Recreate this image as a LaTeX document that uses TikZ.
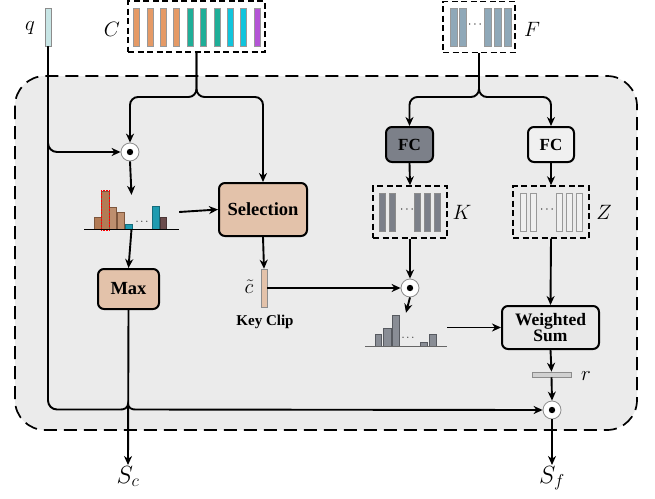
\documentclass[tikz,border=0pt]{standalone}
\usepackage{fontspec}
\setmainfont{Liberation Serif}
\usetikzlibrary{arrows.meta,calc}
\definecolor{bgray}{HTML}{EBEBEB}
\definecolor{cor}{HTML}{E59A66}
\definecolor{cte}{HTML}{1FAE98}
\definecolor{ccy}{HTML}{10C4DC}
\definecolor{cpu}{HTML}{B455D6}
\definecolor{tan}{HTML}{E3C2AA}
\definecolor{hbr}{HTML}{B27B55}
\definecolor{hte}{HTML}{1E9BB0}
\definecolor{hdb}{HTML}{6B4B4B}
\definecolor{fblue}{HTML}{8FA8B8}
\definecolor{kgray}{HTML}{7C8089}
\definecolor{zgray}{HTML}{F0F0F0}
\definecolor{qcol}{HTML}{C8E6E6}
\begin{document}
\begin{tikzpicture}[x=1pt,y=-1pt,
  ln/.style={line width=1.9pt},
  arr/.style={line width=1.9pt,-{Stealth[length=9pt,width=8pt,inset=2.8pt]}},
  opbox/.style={draw,line width=2pt,rounded corners=6pt,inner sep=0pt,font=\bfseries\fontsize{18.5}{19}\selectfont},
  dbox/.style={draw,line width=1.4pt,dash pattern=on 6pt off 3.5pt,inner sep=0pt},
  odot/.style={circle,draw=black!45,fill=white,line width=0.8pt,minimum size=18pt,inner sep=0pt},
  bar/.style={draw=black!45,line width=0.5pt,inner sep=0pt},
  mlab/.style={font=\fontsize{21}{23}\selectfont,inner sep=0pt},
  ghost/.style={inner sep=0pt}
]
\useasboundingbox (0,0) rectangle (655,498);
\fill[white] (0,0) rectangle (655,498);
% big container
\draw[fill=bgray,line width=1.7pt,dash pattern=on 13pt off 7pt,rounded corners=30pt] (15,76) rectangle (637,430);

% q
\node[bar,fill=qcol,minimum width=6pt,minimum height=38pt] (q) at (48,27) {};
\node[mlab] (ql) at (30,28) {$q$};

% C
\node[dbox,minimum width=137pt,minimum height=51pt] (Cb) at (196.5,26.5) {};
\foreach \i/\c in {0/cor,1/cor,2/cor,3/cor,4/cte,5/cte,6/cte,7/ccy,8/ccy,9/cpu}
  \filldraw[fill=\c,draw=black!40,line width=0.5pt] (133.5+\i*13.4,8) rectangle ++(6,38);
\node[mlab] (Cl) at (112,29) {$C$};

% F
\node[dbox,minimum width=72pt,minimum height=51pt] (Fb) at (479,27) {};
\foreach \x in {450,459,484,494,504}
  \filldraw[fill=fblue,draw=black!40,line width=0.5pt] (\x,8) rectangle ++(7,38);
\node[font=\fontsize{12}{12}\selectfont] (Fd) at (475,25) {$\cdots$};
\node[mlab] (Fl) at (532,29) {$F$};

% odot nodes
\node[odot] (od1) at (130,152) {};
\node[odot] (od3) at (410,288) {};
\node[odot] (od2) at (552,410) {};
\foreach \n in {od1,od2,od3} \fill (\n) circle (3.2pt);

% histogram 1
\node[ghost,minimum width=95pt,minimum height=34pt] (h1) at (131.5,212) {};
\filldraw[fill=hbr,draw=hbr!70!black,line width=0.3pt] (94,217) rectangle (101,229);
\filldraw[fill=hbr,draw=hbr!70!black,line width=0.3pt] (101.5,191) rectangle (109,229);
\filldraw[fill=hbr!85!white,draw=hbr!70!black,line width=0.3pt] (109.5,207) rectangle (116.5,229);
\filldraw[fill=hbr!85!white,draw=hbr!70!black,line width=0.3pt] (117,212) rectangle (124,229);
\filldraw[fill=hte,draw=hte!70!black,line width=0.3pt] (125,224) rectangle (132,229);
\filldraw[fill=hte,draw=hte!70!black,line width=0.3pt] (152,206) rectangle (159,229);
\filldraw[fill=hdb,draw=hdb!70!black,line width=0.3pt] (160,217) rectangle (166,229);
\draw[red,line width=0.9pt,dash pattern=on 2pt off 1.2pt] (101,190) rectangle (109.5,230);
\node[font=\fontsize{11}{11}\selectfont] (h1d) at (142,222) {$\cdots$};
\draw[line width=1pt] (84,229) -- (179,229);

% histogram 2
\node[ghost,minimum width=82pt,minimum height=33pt] (h2) at (406,329.5) {};
\foreach \a/\b/\t in {375/381/334,383/391/328,392/399/315,420/427/342,429/436/334}
  \filldraw[fill=kgray!90!white,draw=kgray!70!black,line width=0.3pt] (\a,\t) rectangle (\b,346);
\node[font=\fontsize{11}{11}\selectfont] (h2d) at (408,338) {$\cdots$};
\draw[line width=0.9pt,black!60] (365,346.5) -- (447,346.5);

% boxes
\node[opbox,fill=tan,minimum width=88pt,minimum height=53pt] (Sel) at (263,209.5) {Selection};
\node[opbox,fill=tan,minimum width=61pt,minimum height=40pt] (Max) at (128.5,289) {Max};
\node[opbox,fill=kgray,minimum width=47pt,minimum height=35pt,font=\bfseries\fontsize{17}{18}\selectfont] (FC1) at (409.5,144.5) {FC};
\node[opbox,fill=zgray,minimum width=46pt,minimum height=35pt,font=\bfseries\fontsize{17}{18}\selectfont] (FC2) at (551,144.5) {FC};
\node[opbox,fill=black!9,minimum width=97pt,minimum height=43pt,align=center,font=\bfseries\fontsize{17.5}{16}\selectfont] (WS) at (550.5,327.5) {Weighted\\Sum};

% K and Z
\node[dbox,minimum width=74pt,minimum height=52pt] (Kb) at (410,212) {};
\foreach \x in {379,389,414,424,434}
  \filldraw[fill=kgray,draw=black!45,line width=0.5pt] (\x,193) rectangle ++(6,38);
\node[font=\fontsize{12}{12}\selectfont] (Kd) at (407,210) {$\cdots$};
\node[mlab] (Kl) at (462,212) {$K$};
\node[dbox,minimum width=76pt,minimum height=52pt] (Zb) at (551,212) {};
\foreach \x in {520,530,556,566,576}
  \filldraw[fill=zgray,draw=black!40,line width=0.5pt] (\x,193) rectangle ++(6,38);
\node[font=\fontsize{12}{12}\selectfont] (Zd) at (547,210) {$\cdots$};
\node[mlab] (Zl) at (604,212) {$Z$};

% key clip
\node[bar,fill=tan,minimum width=6pt,minimum height=38pt] (cb) at (264,288) {};
\node[mlab] (cl) at (249,287) {$\tilde{c}$};
\node[font=\bfseries\fontsize{15}{16}\selectfont,inner sep=0pt] (kc) at (265,322) {Key Clip};

% r
\node[bar,fill=black!18,minimum width=39pt,minimum height=5pt] (rb) at (551.5,374.5) {};
\node[mlab] (rl) at (586,376) {$r$};

% outputs
\node[font=\fontsize{24}{26}\selectfont,inner sep=1pt,anchor=north] (Sc) at (128,465) {$S_c$};
\node[font=\fontsize{24}{26}\selectfont,inner sep=1pt,anchor=north] (Sf) at (552,465) {$S_f$};

% connectors
\draw[arr,rounded corners=8pt] (Cb.south) -- (Cb.south |- 0,97) -| (od1.north);
\draw[arr,rounded corners=8pt] (Cb.south) -- (Cb.south |- 0,97) -| (Sel.north);
\draw[arr,rounded corners=8pt] (Fb.south) -- (Fb.south |- 0,97) -| (FC1.north);
\draw[arr,rounded corners=8pt] (Fb.south) -- (Fb.south |- 0,97) -| (FC2.north);
\draw[arr,rounded corners=9pt] (q.south) |- (od1.west);
\coordinate (hopL) at (121,409.5);
\coordinate (hopT) at (128,404);
\coordinate (hopR) at (135,409.5);
\draw[ln,rounded corners=9pt] (q.south) |- (hopL);
\draw[ln] (hopL) to[out=0,in=-90] (hopT) to[out=-90,in=180] (hopR);
\draw[arr] (hopR) -- (od2.west);
\draw[arr] (od1.south) -- (h1.north);
\draw[arr] (h1.east) -- (Sel.west);
\draw[arr] (h1.south) -- (Max.north);
\draw[arr] (Max.south) -- (Sc.north);
\draw[arr] (Sel.south) -- (cb.north);
\draw[arr] (cb.east) -- (od3.west);
\draw[arr] (FC1.south) -- (Kb.north);
\draw[arr] (FC2.south) -- (Zb.north);
\draw[arr] (Kb.south) -- (od3.north);
\draw[arr] (od3.south) -- (h2.north);
\draw[arr] (h2.east |- WS.west) -- (WS.west);
\draw[arr] (Zb.south) -- (WS.north);
\draw[arr] (WS.south) -- (rb.north);
\draw[arr] (rb.south) -- (od2.north);
\draw[arr] (od2.south) -- (Sf.north);
\end{tikzpicture}
\end{document}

▶ _INSTRUCTIONS TO FOLLOW_: Repeat only what lies between the start of the data and the end of the line containing "(ql) at (30,28)", exactly, with pictures left out.

▶ _WORKED ANSWER_:
Recreate this image as a LaTeX document that uses TikZ.
\documentclass[tikz,border=0pt]{standalone}
\usepackage{fontspec}
\setmainfont{Liberation Serif}
\usetikzlibrary{arrows.meta,calc}
\definecolor{bgray}{HTML}{EBEBEB}
\definecolor{cor}{HTML}{E59A66}
\definecolor{cte}{HTML}{1FAE98}
\definecolor{ccy}{HTML}{10C4DC}
\definecolor{cpu}{HTML}{B455D6}
\definecolor{tan}{HTML}{E3C2AA}
\definecolor{hbr}{HTML}{B27B55}
\definecolor{hte}{HTML}{1E9BB0}
\definecolor{hdb}{HTML}{6B4B4B}
\definecolor{fblue}{HTML}{8FA8B8}
\definecolor{kgray}{HTML}{7C8089}
\definecolor{zgray}{HTML}{F0F0F0}
\definecolor{qcol}{HTML}{C8E6E6}
\begin{document}
\begin{tikzpicture}[x=1pt,y=-1pt,
  ln/.style={line width=1.9pt},
  arr/.style={line width=1.9pt,-{Stealth[length=9pt,width=8pt,inset=2.8pt]}},
  opbox/.style={draw,line width=2pt,rounded corners=6pt,inner sep=0pt,font=\bfseries\fontsize{18.5}{19}\selectfont},
  dbox/.style={draw,line width=1.4pt,dash pattern=on 6pt off 3.5pt,inner sep=0pt},
  odot/.style={circle,draw=black!45,fill=white,line width=0.8pt,minimum size=18pt,inner sep=0pt},
  bar/.style={draw=black!45,line width=0.5pt,inner sep=0pt},
  mlab/.style={font=\fontsize{21}{23}\selectfont,inner sep=0pt},
  ghost/.style={inner sep=0pt}
]
\useasboundingbox (0,0) rectangle (655,498);
\fill[white] (0,0) rectangle (655,498);
% big container
\draw[fill=bgray,line width=1.7pt,dash pattern=on 13pt off 7pt,rounded corners=30pt] (15,76) rectangle (637,430);

% q
\node[bar,fill=qcol,minimum width=6pt,minimum height=38pt] (q) at (48,27) {};
\node[mlab] (ql) at (30,28) {$q$};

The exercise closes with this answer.